I am new to both python and neural networks.I am trying to build a model with CNN+RNN for gesture classification in the video.Each video consist of 30 Frames (batch of 30 images). For CNN layer,I am using Conv2D layer in CNN layer and GRU in RNN layer. The images are of size 84*84 and are RGB images(Channel = 3). I am getting the "ValueError: Input 0 is incompatible with layer gru1: expected ndim=3, found ndim=4" error when I am trying to add the GRU layer. Below is my code:
model1 = Sequential()
model1.add(Conv2D(64, (3,3), strides=(1,1), padding='same', input_shape=(84,84,3),name='c2D1'))
model1.add(BatchNormalization())
model1.add(Activation('elu'))
model1.add(MaxPooling2D(pool_size=(2,1), strides=(2,1)))

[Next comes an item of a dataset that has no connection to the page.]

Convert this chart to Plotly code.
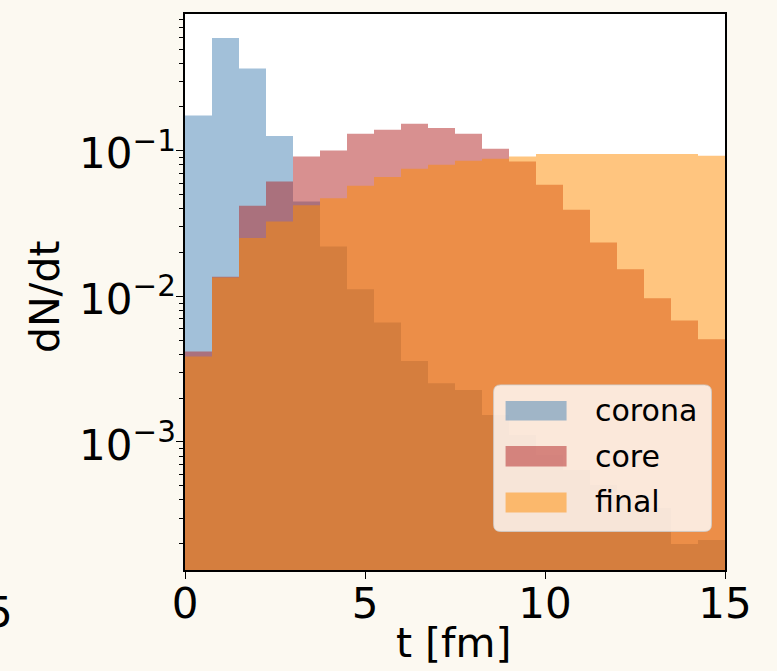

model1.add(Conv2D(128, (3,3), strides=(1,1), padding='same',name='c2D2'))
model1.add(BatchNormalization())
model1.add(Activation('elu'))
model1.add(MaxPooling2D(pool_size=(2,2), strides=(2,2)))
model1.add(Conv2D(256, (3,3), strides=(1,1), padding='same',name='c2D3'))

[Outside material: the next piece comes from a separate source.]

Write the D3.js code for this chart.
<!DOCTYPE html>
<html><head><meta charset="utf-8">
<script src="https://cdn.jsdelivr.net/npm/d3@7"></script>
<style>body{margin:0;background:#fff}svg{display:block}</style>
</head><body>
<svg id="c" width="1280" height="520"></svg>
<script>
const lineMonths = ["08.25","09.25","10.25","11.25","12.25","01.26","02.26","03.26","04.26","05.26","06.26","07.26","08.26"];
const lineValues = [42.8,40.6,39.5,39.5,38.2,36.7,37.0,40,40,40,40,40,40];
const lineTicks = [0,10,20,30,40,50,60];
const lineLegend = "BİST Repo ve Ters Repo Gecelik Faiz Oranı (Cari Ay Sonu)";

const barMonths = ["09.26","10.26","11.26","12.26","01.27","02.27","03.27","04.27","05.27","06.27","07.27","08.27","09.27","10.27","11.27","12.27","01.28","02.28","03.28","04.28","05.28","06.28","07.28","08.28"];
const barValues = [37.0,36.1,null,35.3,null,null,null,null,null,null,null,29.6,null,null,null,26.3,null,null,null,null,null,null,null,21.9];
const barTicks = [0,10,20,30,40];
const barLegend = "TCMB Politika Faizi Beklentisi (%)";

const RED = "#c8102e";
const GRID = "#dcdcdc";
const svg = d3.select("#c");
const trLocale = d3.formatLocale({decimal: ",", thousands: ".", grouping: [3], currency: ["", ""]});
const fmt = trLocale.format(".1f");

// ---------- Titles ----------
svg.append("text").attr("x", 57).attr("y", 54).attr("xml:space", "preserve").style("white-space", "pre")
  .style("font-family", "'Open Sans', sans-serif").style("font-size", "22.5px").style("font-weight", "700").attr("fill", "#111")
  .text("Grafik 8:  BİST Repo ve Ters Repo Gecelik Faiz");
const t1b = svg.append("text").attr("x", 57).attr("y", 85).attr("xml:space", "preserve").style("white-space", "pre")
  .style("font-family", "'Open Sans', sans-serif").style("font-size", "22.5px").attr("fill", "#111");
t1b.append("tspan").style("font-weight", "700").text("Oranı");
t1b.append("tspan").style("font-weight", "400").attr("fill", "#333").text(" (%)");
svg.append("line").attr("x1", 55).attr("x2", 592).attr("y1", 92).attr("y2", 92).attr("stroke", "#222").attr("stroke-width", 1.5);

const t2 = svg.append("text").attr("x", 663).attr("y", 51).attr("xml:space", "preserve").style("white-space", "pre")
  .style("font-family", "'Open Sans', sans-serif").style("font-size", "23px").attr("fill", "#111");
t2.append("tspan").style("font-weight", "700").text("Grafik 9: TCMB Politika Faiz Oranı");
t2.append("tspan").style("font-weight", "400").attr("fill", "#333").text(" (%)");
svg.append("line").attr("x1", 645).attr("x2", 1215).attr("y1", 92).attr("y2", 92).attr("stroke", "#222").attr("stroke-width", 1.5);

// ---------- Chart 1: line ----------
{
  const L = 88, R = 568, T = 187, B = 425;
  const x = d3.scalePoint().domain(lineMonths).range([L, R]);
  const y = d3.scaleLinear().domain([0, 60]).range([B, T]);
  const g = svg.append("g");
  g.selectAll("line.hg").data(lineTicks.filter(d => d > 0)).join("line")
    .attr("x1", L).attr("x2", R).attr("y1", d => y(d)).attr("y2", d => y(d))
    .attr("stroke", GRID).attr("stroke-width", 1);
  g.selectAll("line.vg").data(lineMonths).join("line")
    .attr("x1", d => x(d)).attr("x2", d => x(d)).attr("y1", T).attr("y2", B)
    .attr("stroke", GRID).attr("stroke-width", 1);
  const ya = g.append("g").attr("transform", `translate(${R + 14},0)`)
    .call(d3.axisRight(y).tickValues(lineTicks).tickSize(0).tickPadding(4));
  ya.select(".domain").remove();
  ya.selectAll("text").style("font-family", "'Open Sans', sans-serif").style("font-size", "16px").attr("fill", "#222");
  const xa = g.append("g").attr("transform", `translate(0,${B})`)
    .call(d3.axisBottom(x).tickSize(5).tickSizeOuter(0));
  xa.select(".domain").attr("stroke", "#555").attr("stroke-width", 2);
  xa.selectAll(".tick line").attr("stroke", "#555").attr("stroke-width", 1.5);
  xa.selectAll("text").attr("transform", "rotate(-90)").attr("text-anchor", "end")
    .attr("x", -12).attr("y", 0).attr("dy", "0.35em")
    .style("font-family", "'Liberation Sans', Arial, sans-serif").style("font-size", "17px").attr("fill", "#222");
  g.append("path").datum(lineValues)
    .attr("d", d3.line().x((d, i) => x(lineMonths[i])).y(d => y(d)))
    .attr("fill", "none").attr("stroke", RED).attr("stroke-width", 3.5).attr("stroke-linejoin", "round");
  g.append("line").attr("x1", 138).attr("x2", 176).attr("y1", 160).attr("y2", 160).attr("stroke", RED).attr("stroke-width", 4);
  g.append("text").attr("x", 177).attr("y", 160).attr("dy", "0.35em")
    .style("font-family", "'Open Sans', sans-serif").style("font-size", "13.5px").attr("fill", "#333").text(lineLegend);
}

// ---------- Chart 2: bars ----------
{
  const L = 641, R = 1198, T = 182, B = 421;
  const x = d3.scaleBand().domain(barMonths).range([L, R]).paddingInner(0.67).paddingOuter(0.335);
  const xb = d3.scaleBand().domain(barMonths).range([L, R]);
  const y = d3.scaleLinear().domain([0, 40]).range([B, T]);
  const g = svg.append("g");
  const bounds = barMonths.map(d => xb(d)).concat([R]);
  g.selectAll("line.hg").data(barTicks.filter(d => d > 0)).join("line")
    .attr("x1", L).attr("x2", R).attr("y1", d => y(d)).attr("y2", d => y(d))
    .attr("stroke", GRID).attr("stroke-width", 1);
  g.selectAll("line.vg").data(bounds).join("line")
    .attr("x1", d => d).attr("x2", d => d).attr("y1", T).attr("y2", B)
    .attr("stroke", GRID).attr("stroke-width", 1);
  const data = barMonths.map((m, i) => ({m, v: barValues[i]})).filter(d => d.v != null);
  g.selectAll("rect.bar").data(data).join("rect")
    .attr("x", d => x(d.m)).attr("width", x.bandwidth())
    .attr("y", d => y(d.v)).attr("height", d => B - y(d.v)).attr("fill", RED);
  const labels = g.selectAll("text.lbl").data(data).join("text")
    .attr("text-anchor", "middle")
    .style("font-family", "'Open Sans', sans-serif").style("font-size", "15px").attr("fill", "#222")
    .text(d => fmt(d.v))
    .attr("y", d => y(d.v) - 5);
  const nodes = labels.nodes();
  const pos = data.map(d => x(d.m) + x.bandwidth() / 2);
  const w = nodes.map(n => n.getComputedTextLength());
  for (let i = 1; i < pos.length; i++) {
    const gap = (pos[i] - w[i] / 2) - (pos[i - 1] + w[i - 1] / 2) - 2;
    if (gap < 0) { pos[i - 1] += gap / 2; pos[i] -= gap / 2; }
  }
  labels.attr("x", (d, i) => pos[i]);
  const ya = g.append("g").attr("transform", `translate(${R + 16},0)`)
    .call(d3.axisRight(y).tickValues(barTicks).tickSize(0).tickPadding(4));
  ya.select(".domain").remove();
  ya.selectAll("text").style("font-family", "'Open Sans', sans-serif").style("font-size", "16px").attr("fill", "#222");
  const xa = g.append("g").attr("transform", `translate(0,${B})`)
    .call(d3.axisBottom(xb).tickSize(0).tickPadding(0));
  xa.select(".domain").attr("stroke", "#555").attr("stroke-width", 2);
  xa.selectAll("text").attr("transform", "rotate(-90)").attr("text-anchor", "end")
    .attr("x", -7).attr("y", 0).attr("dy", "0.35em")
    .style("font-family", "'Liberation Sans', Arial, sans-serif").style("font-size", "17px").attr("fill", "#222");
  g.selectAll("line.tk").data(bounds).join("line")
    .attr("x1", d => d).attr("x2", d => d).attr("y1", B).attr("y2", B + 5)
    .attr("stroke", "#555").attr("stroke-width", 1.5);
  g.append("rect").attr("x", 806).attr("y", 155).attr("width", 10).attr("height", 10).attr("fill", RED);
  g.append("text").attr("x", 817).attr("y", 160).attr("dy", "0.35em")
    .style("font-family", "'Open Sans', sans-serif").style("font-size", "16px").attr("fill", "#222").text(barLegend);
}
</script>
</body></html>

model1.add(BatchNormalization())
model1.add(Activation('elu'))
model1.add(MaxPooling2D(pool_size=(2,2), strides=(2,2)))
model1.add(Conv2D(256, (3,3), strides=(1,1), padding='same',name='c2D4'))
model1.add(BatchNormalization())
model1.add(Activation('elu'))
model1.add(MaxPooling2D(pool_size=(2,2), strides=(2,2)))

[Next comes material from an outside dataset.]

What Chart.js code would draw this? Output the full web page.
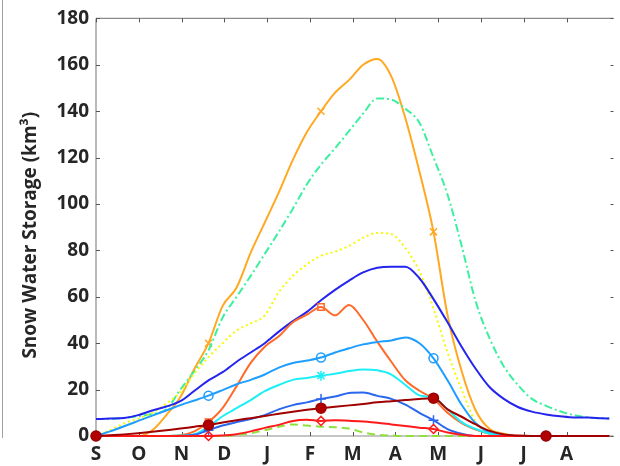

model1.add(GRU(units=50,input_shape=(256,84,84),return_sequences=True,name='gru1'))
model1.add(layers.Dense(nb_labels))
model1.add(Flatten())
model1.add(Dropout(0.5))
model1.add(Dense(512, activation='elu'))
model1.add(Dropout(0.5))
model1.add(Dense(5, activation='softmax'))
Kindly let me know what should be the correct value for the input_shape for the GRU layer.